Para Sperling, a autonomia dos afetados na escolha da assessoria técnica é o grande ganho em relação ao que ocorreu em Mariana, onde a barragem de Fundão se rompeu há cinco anos e a Fundação Renova foi criada pela Vale e BHP, controladoras da Samarco, para realizar o trabalho. “Por mais que tenha sido criada para fazer processo de reparação, na prática estas duas empresas mineradoras imprimem dentro do processo de reparação a vontade delas. E isso tem sido prejudicial para os atingidos, para o processo de reparação”, avaliou.
Acordos individuais
Desde março, a Defensoria Pública de Minas Gerais tem intermediado, junto aos atingidos, acordos individuais com a Vale. De acordo com o defensor Antonio Lopes de Carvalho Filho, a proposta é garantir que as pessoas impactadas de alguma forma pelo rompimento da barragem de Córrego do Feijão tenham a reparação aos danos sofridos mais rápido, sem precisar aguardar decisão judicial. Todas as conquistas coletivas posteriores serão garantidas também a quem já aderir a este acordo, segundo o defensor.
Interessados devem ir até a sede da Defensoria em Brumadinho, onde receberão um atendimento inicial. Um dia será agendado para que seja entregue documentação comprobatória, que será encaminhada à Vale. É a mineradora que constrói a proposta de negociação. “Nada é passado sem que os defensores se ocupem para garantir a segurança e regularidade de tudo aquilo”, garante o defensor.
Acidente de trabalho
“Para mim, minha irmã ainda está trabalhando, ela está fazendo hora extra. Porque ela saiu para trabalhar, ela estava trabalhando e não retornou. A empresa não garantiu a segurança dela e dos demais”, afirmou a professora Nathália Oliveira, irmã de Lecilda Oliveira, uma das 22 pessoas que ainda estão desaparecidas seis meses após o rompimento da Barragem B1, em Brumadinho.
Lecilda Oliveira trabalhava na Vale havia 28 anos. Ela deixou dois filhos, de 22 e de 27 anos. A irmã dela, Nathália, é quem acompanha as buscas, as investigações e os processos judiciais. Ela questiona o acordo fechado pelo Ministério Público do Trabalho e a Vale, homologado na Justiça do Trabalho no último dia 15, que prevê o pagamento de R$ 700 mil a cônjuge, filho, mãe e pai e R$ 150 mil a irmãos.

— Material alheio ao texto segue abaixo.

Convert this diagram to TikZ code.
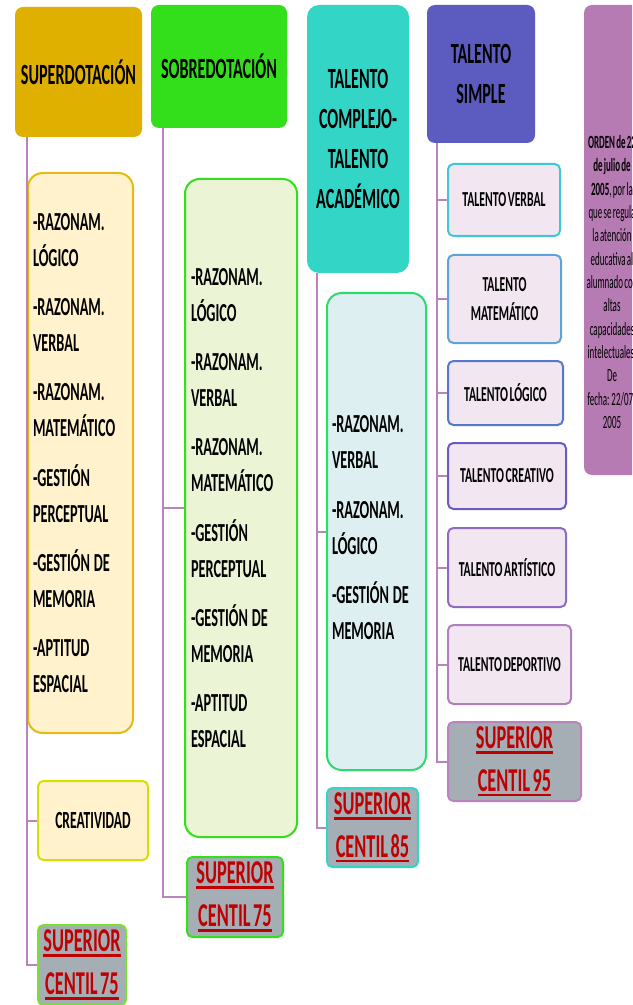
\documentclass[tikz,border=0pt]{standalone}
\usepackage{fontspec}
\setmainfont{Carlito}[FakeStretch=0.55, WordSpace=0.6]
\newfontfamily\ordenfont{Carlito}[FakeStretch=0.48, WordSpace=0.6]
\usetikzlibrary{positioning}

\definecolor{goldhead}{RGB}{224,176,0}
\definecolor{greenhead}{RGB}{51,222,26}
\definecolor{tealhead}{RGB}{51,214,198}
\definecolor{indigohead}{RGB}{91,91,192}
\definecolor{ordenpurple}{RGB}{183,123,179}
\definecolor{creamfill}{RGB}{255,242,204}
\definecolor{creamline}{RGB}{230,186,20}
\definecolor{limeline}{RGB}{212,224,0}
\definecolor{palegreen}{RGB}{235,245,213}
\definecolor{paleblue}{RGB}{222,239,242}
\definecolor{mintline}{RGB}{43,219,110}
\definecolor{talentfill}{RGB}{242,230,240}
\definecolor{centilgray}{RGB}{165,174,181}
\definecolor{centilred}{RGB}{192,0,0}
\definecolor{centilgreen}{RGB}{125,224,48}
\definecolor{branchline}{RGB}{186,130,190}
\definecolor{tvline}{RGB}{62,199,214}
\definecolor{tmline}{RGB}{91,163,217}
\definecolor{tlline}{RGB}{85,119,204}
\definecolor{tcline}{RGB}{107,91,192}
\definecolor{taline}{RGB}{140,107,192}
\definecolor{tdline}{RGB}{176,127,192}

\newcommand{\lineunder}[1]{\setbox0=\hbox{#1}\rlap{\rule[-4pt]{\wd0}{2.2pt}}\box0}
\newcommand{\gde}{-GESTIÓN\hspace{3pt}DE}

\tikzset{every picture/.style={line width=0.75pt}}
\tikzset{
  bw/.style={minimum width=#1*0.75pt, inner sep=0pt},
  bh/.style={minimum height=#1*0.75pt},
  head/.style={rounded corners=6pt, align=center, text=black,
    font=\bfseries\fontsize{22}{30}\selectfont},
  listbox/.style={rounded corners=11pt, line width=1.5pt, align=left,
    font=\bfseries\fontsize{19.5}{27}\selectfont},
  talent/.style={rounded corners=4pt, fill=talentfill, line width=1.5pt, align=center,
    font=\bfseries\fontsize{16}{22}\selectfont},
  centil/.style={rounded corners=4pt, fill=centilgray, line width=1.5pt, align=center,
    text=centilred, font=\bfseries\fontsize{25}{32}\selectfont},
  branch/.style={draw=branchline, line width=1.5pt},
}

\begin{document}
\begin{tikzpicture}[x=0.75pt,y=0.75pt,yscale=-1,xscale=1]
\useasboundingbox (0,0) rectangle (632,1005);
\clip (0,0) rectangle (632,1005);

% column 1
\node (hSuper) [head, bw=127, bh=130, fill=goldhead] at (78.5,72) {SUPERDOTACIÓN};
\node (rzA) [listbox, bw=105, bh=560, text width=95*0.75pt, fill=creamfill, draw=creamline] at (80.5,453)
  {-RAZONAM.\\LÓGICO\\[10pt]-RAZONAM.\\VERBAL\\[10pt]-RAZONAM.\\MATEMÁTICO\\[10pt]-GESTIÓN\\PERCEPTUAL\\[10pt]\gde\\MEMORIA\\[10pt]-APTITUD\\ESPACIAL};
\node (creA) [talent, bw=110, bh=79, fill=creamfill, draw=limeline, font=\bfseries\fontsize{18.5}{22}\selectfont] at (93,820.5) {CREATIVIDAD};
\node (supA) [centil, bw=88, bh=80, draw=centilgreen] at (82,965) {\lineunder{SUPERIOR}\\\lineunder{CENTIL 75}};

% column 2
\node (hSobre) [head, bw=136, bh=123, fill=greenhead] at (219,66.5) {SOBREDOTACIÓN};
\node (rzB) [listbox, bw=112, bh=658, text width=100*0.75pt, fill=palegreen, draw=greenhead] at (241,508)
  {-RAZONAM.\\LÓGICO\\[10pt]-RAZONAM.\\VERBAL\\[10pt]-RAZONAM.\\MATEMÁTICO\\[10pt]-GESTIÓN\\PERCEPTUAL\\[10pt]\gde\\MEMORIA\\[10pt]-APTITUD\\ESPACIAL};
\node (supB) [centil, bw=96, bh=80, draw=greenhead] at (235,897) {\lineunder{SUPERIOR}\\\lineunder{CENTIL 75}};

% column 3
\node (hCompl) [head, bw=102, bh=268, fill=tealhead, rounded corners=9pt] at (358,139) {TALENTO\\COMPLEJO-\\TALENTO\\ACADÉMICO};
\node (rzC) [listbox, bw=99, bh=477, text width=89*0.75pt, fill=paleblue, draw=mintline] at (376.5,531.5)
  {-RAZONAM.\\VERBAL\\[10pt]-RAZONAM.\\LÓGICO\\[10pt]\gde\\MEMORIA\rule[-6pt]{0pt}{6pt}};
\node (supC) [centil, bw=91, bh=79, draw=tealhead] at (372.5,827.5) {\lineunder{SUPERIOR}\\\lineunder{CENTIL 85}};

% column 4
\node (hSimple) [head, bw=108, bh=138, fill=indigohead] at (481,74) {TALENTO\\SIMPLE};
\node (tVerbal) [talent, bw=112, bh=72, draw=tvline] at (504,200) {TALENTO VERBAL};
\node (tMat) [talent, bw=113, bh=88, draw=tmline] at (504.5,299) {TALENTO\\MATEMÁTICO};
\node (tLog) [talent, bw=115, bh=64, draw=tlline] at (505.5,393) {TALENTO LÓGICO};
\node (tCre) [talent, bw=118, bh=66, draw=tcline] at (507,476) {TALENTO CREATIVO};
\node (tArt) [talent, bw=118, bh=79, draw=taline] at (507,567.5) {TALENTO ARTÍSTICO};
\node (tDep) [talent, bw=123, bh=79, draw=tdline] at (509.5,664.5) {TALENTO DEPORTIVO};
\node (supD) [centil, bw=133, bh=79, draw=branchline] at (514.5,761.5) {\lineunder{SUPERIOR}\\\lineunder{CENTIL 95}};

% column 5
\node (orden) [bw=58, bh=470, fill=ordenpurple, rounded corners=6pt] at (613,240) {};
\node (ordenTxt) [align=center, font=\ordenfont\fontsize{14}{17.5}\selectfont] at (612,282)
  {\textbf{ORDEN de 22}\\\textbf{de julio de}\\\textbf{2005}, por la\\que se regula\\la atención\\educativa al\\alumnado con\\altas\\capacidades\\intelectuales.\\De\\fecha: 22/07/\\2005};

% trunks and branches
\coordinate (tA) at ([xshift=12*0.75pt]hSuper.south west);
\coordinate (tB) at ([xshift=12*0.75pt]hSobre.south west);
\coordinate (tC) at ([xshift=10*0.75pt]hCompl.south west);
\coordinate (tD) at ([xshift=10*0.75pt]hSimple.south west);

\draw[branch] (tA) |- (supA.west);
\draw[branch] (tA |- rzA.west) -- (rzA.west);
\draw[branch] (tA |- creA.west) -- (creA.west);

\draw[branch] (tB) |- (supB.west);
\draw[branch] (tB |- rzB.west) -- (rzB.west);

\draw[branch] (tC) |- (supC.west);
\draw[branch] (tC |- rzC.west) -- (rzC.west);

\draw[branch] (tD) |- (supD.west);
\foreach \t in {tVerbal,tMat,tLog,tCre,tArt,tDep}
  \draw[branch] (tD |- \t.west) -- (\t.west);

\end{tikzpicture}
\end{document}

Por dano material, os dependentes também vão receber pensão mensal vitalícia até 75 anos..
“A Vale é que propôs isso. As famílias tinham que votar e dar a resposta. Todo mundo ficou querendo colocar um ponto final, ficou com medo do processo se arrastar anos na justiça e acabou aceitando. O valor não vai acabar com a dor”, disse Nathália.

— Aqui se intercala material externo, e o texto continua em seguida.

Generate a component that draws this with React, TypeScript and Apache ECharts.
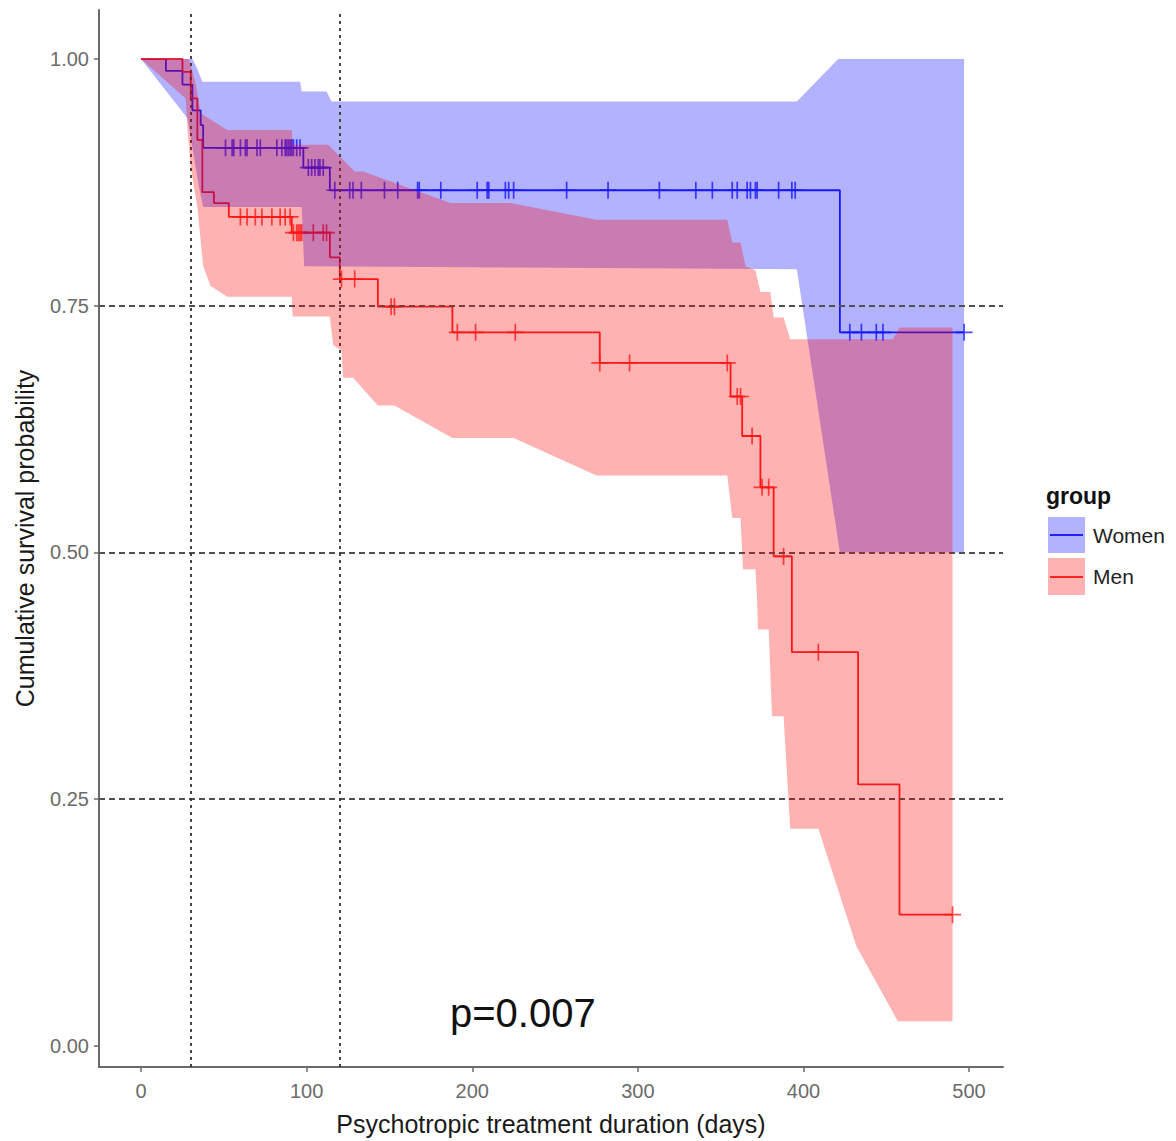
import React, { useEffect, useRef } from "react";
import * as echarts from "echarts";

// ---- Kaplan-Meier step data ----
const womenTimes = [0, 15, 25, 31, 36, 37.5, 98, 114, 422, 497];
const womenSurv = [1.0, 0.988, 0.974, 0.948, 0.933, 0.91, 0.89, 0.867, 0.723, 0.723];
const womenCensor = [
  51, 55, 56, 60, 63, 64, 70, 72, 82, 85, 87, 88, 89, 90, 91, 92, 94, 96,
  101, 103, 105, 107, 108, 110,
  117, 126, 128, 133, 147, 155, 167, 168, 181, 203, 209, 210, 220, 222, 225, 257, 282, 313, 335, 345, 357, 360, 366, 368, 371, 372, 385, 393, 395,
  428, 435, 444, 448, 497,
];

const menTimes = [0, 25, 30, 34, 37, 44, 53, 91, 114, 120, 143, 188, 277, 356, 363, 374, 382, 393, 433, 458, 490];
const menSurv = [1.0, 0.987, 0.96, 0.918, 0.865, 0.854, 0.84, 0.824, 0.799, 0.777, 0.749, 0.723, 0.692, 0.658, 0.618, 0.566, 0.496, 0.399, 0.265, 0.133, 0.133];
const menCensor = [
  60, 64, 69, 73, 79, 84, 87, 90,
  92, 94, 95, 96, 97, 104, 110, 112,
  121, 129, 151, 153, 191, 202, 226, 277, 295, 354, 360, 362, 369, 375, 379, 388, 409, 490,
];

// ---- confidence bands [time, value] ----
const womenUpper = [[0, 1], [31, 1], [34, 0.99], [37, 0.977], [96, 0.977], [97, 0.967], [112, 0.967], [115, 0.957], [396, 0.957], [421, 1.0], [497, 1.0]];
const womenLower = [[0, 1], [28, 0.94], [31, 0.91], [35, 0.87], [37.5, 0.85], [97, 0.85], [98.5, 0.79], [396, 0.787], [422, 0.5], [497, 0.5]];
const menUpper = [[0, 1], [29, 1], [33, 0.975], [36, 0.945], [52, 0.928], [91, 0.928], [91.5, 0.913], [113, 0.913], [129, 0.886], [134, 0.886], [187, 0.854], [223, 0.854], [275, 0.837], [354, 0.837], [357, 0.814], [362, 0.814], [365, 0.79], [371, 0.786], [374, 0.764], [380, 0.764], [382, 0.738], [388, 0.738], [392, 0.716], [454, 0.716], [458, 0.728], [490, 0.728]];
const menLower = [[0, 1], [27, 0.96], [28, 0.93], [30, 0.89], [34, 0.85], [37.5, 0.79], [42, 0.77], [52, 0.759], [91, 0.759], [91.5, 0.739], [114, 0.739], [116, 0.71], [121, 0.705], [122, 0.677], [128, 0.677], [143, 0.649], [153, 0.649], [188, 0.616], [225, 0.616], [275, 0.578], [354, 0.578], [357, 0.535], [362, 0.535], [363.5, 0.483], [371, 0.483], [372, 0.452], [372.5, 0.422], [379, 0.422], [381, 0.334], [388, 0.334], [392, 0.22], [409, 0.22], [432, 0.101], [457, 0.025], [490, 0.025]];

const xTicks = [0, 100, 200, 300, 400, 500];
const yTicks = [0, 0.25, 0.5, 0.75, 1.0];
const refTimes = [30, 120];
const refProbs = [0.25, 0.5, 0.75];
const groups = ["Women", "Men"];
const pValueText = "p=0.007";

const FONT = "Liberation Sans, Arial, sans-serif";
const BLUE = "#2222ff";
const RED = "#ff2222";

function survAt(times: number[], surv: number[], t: number) {
  let v = surv[0];
  for (let i = 0; i < times.length; i++) if (times[i] <= t) v = surv[i];
  return v;
}

function bandRender(upper: number[][], lower: number[][], fill: string) {
  return (params: any, api: any) => {
    if (params.dataIndex !== 0) return null;
    const pts = upper.map((p) => api.coord(p)).concat(lower.slice().reverse().map((p) => api.coord(p)));
    return { type: "polygon", shape: { points: pts }, style: { fill } };
  };
}

const plusSymbol = "path://M5,0 L5,10 M0,5 L10,5";

export default function App() {
  const ref = useRef<HTMLDivElement>(null);
  useEffect(() => {
    if (!ref.current) return;
    const chart = echarts.init(ref.current, null, { renderer: "svg" });
    const option: any = {
      animation: false,
      grid: { left: 99, top: 10, right: 173, bottom: 73 },
      xAxis: {
        type: "value",
        min: -25.4,
        max: 520.5,
        splitLine: { show: false },
        axisLine: { show: true, onZero: false, lineStyle: { color: "#6a6a6a", width: 2 } },
        axisTick: { show: true, length: 5, customValues: xTicks, lineStyle: { color: "#6a6a6a", width: 1.5 } },
        axisLabel: { customValues: xTicks, margin: 14, fontSize: 20, color: "#6b6b6b", fontFamily: FONT },
        name: "Psychotropic treatment duration (days)",
        nameLocation: "middle",
        nameGap: 44,
        nameTextStyle: { fontSize: 25, color: "#1a1a1a", fontFamily: FONT },
      },
      yAxis: {
        type: "value",
        min: -0.0213,
        max: 1.0496,
        splitLine: { show: false },
        axisLine: { show: true, onZero: false, lineStyle: { color: "#6a6a6a", width: 2 } },
        axisTick: { show: true, length: 5, customValues: yTicks, lineStyle: { color: "#6a6a6a", width: 1.5 } },
        axisLabel: {
          customValues: yTicks,
          margin: 10,
          fontSize: 20,
          color: "#6b6b6b",
          fontFamily: FONT,
          formatter: (v: number) => v.toFixed(2),
        },
        name: "Cumulative survival probability",
        nameLocation: "middle",
        nameGap: 62,
        nameTextStyle: { fontSize: 25, color: "#1a1a1a", fontFamily: FONT },
      },
      series: [
        {
          type: "line",
          name: groups[0],
          step: "end",
          z: 2,
          showSymbol: false,
          data: womenTimes.map((t, i) => [t, womenSurv[i]]),
          lineStyle: { color: BLUE, width: 1.8 },
        },
        {
          type: "line",
          name: groups[1],
          step: "end",
          z: 2,
          showSymbol: false,
          data: menTimes.map((t, i) => [t, menSurv[i]]),
          lineStyle: { color: RED, width: 1.8 },
        },
        {
          type: "scatter",
          z: 3,
          symbol: plusSymbol,
          symbolSize: 17,
          data: womenCensor.map((t) => [t, survAt(womenTimes, womenSurv, t)]),
          itemStyle: { color: "none", borderColor: BLUE, borderWidth: 1.7 },
        },
        {
          type: "scatter",
          z: 3,
          symbol: plusSymbol,
          symbolSize: 17,
          data: menCensor.map((t) => [t, survAt(menTimes, menSurv, t)]),
          itemStyle: { color: "none", borderColor: RED, borderWidth: 1.7 },
        },
        {
          type: "custom",
          z: 4,
          silent: true,
          data: [[0, 1]],
          renderItem: bandRender(womenUpper, womenLower, "rgba(0,0,255,0.3)"),
        },
        {
          type: "custom",
          z: 5,
          silent: true,
          data: [[0, 1]],
          renderItem: bandRender(menUpper, menLower, "rgba(255,0,0,0.3)"),
        },
        {
          type: "line",
          z: 6,
          data: [],
          markLine: {
            silent: true,
            symbol: "none",
            label: { show: false },
            data: [
              ...refProbs.map((p) => ({ yAxis: p, lineStyle: { type: [6, 4], color: "#505050", width: 1.8 } })),
              ...refTimes.map((t) => ({ xAxis: t, lineStyle: { type: [3, 4], color: "#333333", width: 1.8 } })),
            ],
          },
        },
      ],
      graphic: [
        { type: "text", left: 450, top: 993, style: { text: pValueText, fontSize: 40, fontFamily: FONT, fill: "#111" } },
        { type: "text", left: 1046, top: 484, style: { text: "group", fontSize: 23, fontWeight: "bold", fontFamily: FONT, fill: "#111" } },
        { type: "rect", shape: { x: 1048, y: 517, width: 37, height: 36 }, style: { fill: "rgba(0,0,255,0.3)" } },
        { type: "line", shape: { x1: 1050, y1: 535, x2: 1083, y2: 535 }, style: { stroke: BLUE, lineWidth: 2 } },
        { type: "text", left: 1093, top: 525, style: { text: groups[0], fontSize: 21, fontFamily: FONT, fill: "#222" } },
        { type: "rect", shape: { x: 1048, y: 558, width: 37, height: 37 }, style: { fill: "rgba(255,0,0,0.3)" } },
        { type: "line", shape: { x1: 1050, y1: 577, x2: 1083, y2: 577 }, style: { stroke: RED, lineWidth: 2 } },
        { type: "text", left: 1093, top: 566, style: { text: groups[1], fontSize: 21, fontFamily: FONT, fill: "#222" } },
      ],
    };
    chart.setOption(option);
    return () => chart.dispose();
  }, []);
  return <div ref={ref} style={{ position: "absolute", left: 0, top: 0, width: 1176, height: 1141 }} />;
}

Andresa Rodrigues que perdeu o único filho, Bruno Rodrigues, na tragédia, também não se conforma com o resultado. “É preciso sair deste patamar de que o lucro está acima da vida. A vida tem que estar acima do lucro, porque senão não justifica você ter esta exploração predatória e assassina do minério. Enquanto estas indenizações ficarem acerca do que está vinculado hoje, matar continuará sendo um lucro para a empresa”, disse.
O acordo também determina a estabilidade no emprego de três anos para empregados próprios e terceirizados da Vale, bem como pagamento de auxílio creche no valor de R$ 920 mensais para filhos com até três anos de idade e auxílio educação, no valor de R$ 998 mensais, para filhos com até 25 anos de idade.
Como dano material coletivo, será feito o pagamento de R$ 400 milhões em agosto. Segundo o Tribunal Regional do Trabalho, com o acordo, o bloqueio de R$ 1,6 bilhões foi liberado.
O procurador do Ministério Público do Trabalho Geraldo Emediato comemorou o resultado. “Este é o maior acordo já realizado em termo de indenização por dano moral individual e dano moral coletivo. Embora represente 70% do pedido, consideramos que, em menos de 6 meses do acidente, conseguir 70% do pedido foi um ganho considerável. Qualquer valor acima disso, dependeria de um trâmite de pelo menos 10 anos. Em termos de dano moral coletivo, foi 50% do valor que pedimos. Certamente, seria discutido até o STF demoraria mais de 15 anos”, disse.
Denúncia trabalhista
O Ministério Público do Trabalho também tem acompanhado como a Vale tem empregado estes funcionários. Sindicatos denunciaram que a mineradora tem mantido estas pessoas no apoio aos trabalhos de buscas do Corpo de Bombeiros.
“Esta é uma irregularidade gravíssima. Não é uma função do empregado. E essas pessoas não tem condições psicológicas de realizar este serviço. Ficarão abalados se tiverem que identificar um corpo”, disse o procurador do Ministério Público do Trabalho Geraldo Emediato.
O Corpo de Bombeiros confirmou que os funcionários da Vale estão apoiando na operação das máquinas, mas nega que eles estejam removendo os corpos ou segmentos encontrados.